■ **REQUIREMENT**
Write out each line beneath this one exactly as it reads.

****************

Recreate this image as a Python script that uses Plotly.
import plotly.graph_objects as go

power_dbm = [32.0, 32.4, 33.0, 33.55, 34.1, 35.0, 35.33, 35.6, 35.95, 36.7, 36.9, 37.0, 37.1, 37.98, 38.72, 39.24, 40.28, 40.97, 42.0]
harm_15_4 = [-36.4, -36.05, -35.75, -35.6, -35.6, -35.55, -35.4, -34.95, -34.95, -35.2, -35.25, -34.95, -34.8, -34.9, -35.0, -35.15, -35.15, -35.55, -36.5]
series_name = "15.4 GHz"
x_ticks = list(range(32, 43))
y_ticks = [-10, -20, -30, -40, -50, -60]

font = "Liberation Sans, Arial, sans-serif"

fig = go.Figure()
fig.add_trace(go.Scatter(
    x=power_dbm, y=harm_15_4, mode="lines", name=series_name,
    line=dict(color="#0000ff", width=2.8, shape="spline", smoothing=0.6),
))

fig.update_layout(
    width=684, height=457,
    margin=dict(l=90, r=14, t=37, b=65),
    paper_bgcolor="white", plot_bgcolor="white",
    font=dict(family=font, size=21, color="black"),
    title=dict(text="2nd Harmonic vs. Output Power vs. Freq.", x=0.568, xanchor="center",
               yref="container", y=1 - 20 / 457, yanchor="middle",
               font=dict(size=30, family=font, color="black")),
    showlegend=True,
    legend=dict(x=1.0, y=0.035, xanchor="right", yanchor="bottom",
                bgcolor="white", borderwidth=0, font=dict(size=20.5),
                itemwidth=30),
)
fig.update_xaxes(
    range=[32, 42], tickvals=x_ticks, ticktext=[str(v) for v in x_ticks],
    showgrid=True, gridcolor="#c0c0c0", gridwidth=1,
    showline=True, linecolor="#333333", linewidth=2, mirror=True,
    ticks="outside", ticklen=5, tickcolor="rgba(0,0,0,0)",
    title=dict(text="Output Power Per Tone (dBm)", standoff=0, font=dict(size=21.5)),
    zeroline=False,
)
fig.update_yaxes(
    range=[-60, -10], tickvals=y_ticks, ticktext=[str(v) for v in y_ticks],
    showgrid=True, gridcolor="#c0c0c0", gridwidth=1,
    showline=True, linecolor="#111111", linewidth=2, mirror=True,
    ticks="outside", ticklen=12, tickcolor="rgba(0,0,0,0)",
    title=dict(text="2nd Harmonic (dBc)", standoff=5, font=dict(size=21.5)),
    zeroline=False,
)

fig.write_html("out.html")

****************

■ **COMPLETE OUTPUT**
Recreate this image as a Python script that uses Plotly.
import plotly.graph_objects as go

power_dbm = [32.0, 32.4, 33.0, 33.55, 34.1, 35.0, 35.33, 35.6, 35.95, 36.7, 36.9, 37.0, 37.1, 37.98, 38.72, 39.24, 40.28, 40.97, 42.0]
harm_15_4 = [-36.4, -36.05, -35.75, -35.6, -35.6, -35.55, -35.4, -34.95, -34.95, -35.2, -35.25, -34.95, -34.8, -34.9, -35.0, -35.15, -35.15, -35.55, -36.5]
series_name = "15.4 GHz"
x_ticks = list(range(32, 43))
y_ticks = [-10, -20, -30, -40, -50, -60]

font = "Liberation Sans, Arial, sans-serif"

fig = go.Figure()
fig.add_trace(go.Scatter(
    x=power_dbm, y=harm_15_4, mode="lines", name=series_name,
    line=dict(color="#0000ff", width=2.8, shape="spline", smoothing=0.6),
))

fig.update_layout(
    width=684, height=457,
    margin=dict(l=90, r=14, t=37, b=65),
    paper_bgcolor="white", plot_bgcolor="white",
    font=dict(family=font, size=21, color="black"),
    title=dict(text="2nd Harmonic vs. Output Power vs. Freq.", x=0.568, xanchor="center",
               yref="container", y=1 - 20 / 457, yanchor="middle",
               font=dict(size=30, family=font, color="black")),
    showlegend=True,
    legend=dict(x=1.0, y=0.035, xanchor="right", yanchor="bottom",
                bgcolor="white", borderwidth=0, font=dict(size=20.5),
                itemwidth=30),
)
fig.update_xaxes(
    range=[32, 42], tickvals=x_ticks, ticktext=[str(v) for v in x_ticks],
    showgrid=True, gridcolor="#c0c0c0", gridwidth=1,
    showline=True, linecolor="#333333", linewidth=2, mirror=True,
    ticks="outside", ticklen=5, tickcolor="rgba(0,0,0,0)",
    title=dict(text="Output Power Per Tone (dBm)", standoff=0, font=dict(size=21.5)),
    zeroline=False,
)
fig.update_yaxes(
    range=[-60, -10], tickvals=y_ticks, ticktext=[str(v) for v in y_ticks],
    showgrid=True, gridcolor="#c0c0c0", gridwidth=1,
    showline=True, linecolor="#111111", linewidth=2, mirror=True,
    ticks="outside", ticklen=12, tickcolor="rgba(0,0,0,0)",
    title=dict(text="2nd Harmonic (dBc)", standoff=5, font=dict(size=21.5)),
    zeroline=False,
)

fig.write_html("out.html")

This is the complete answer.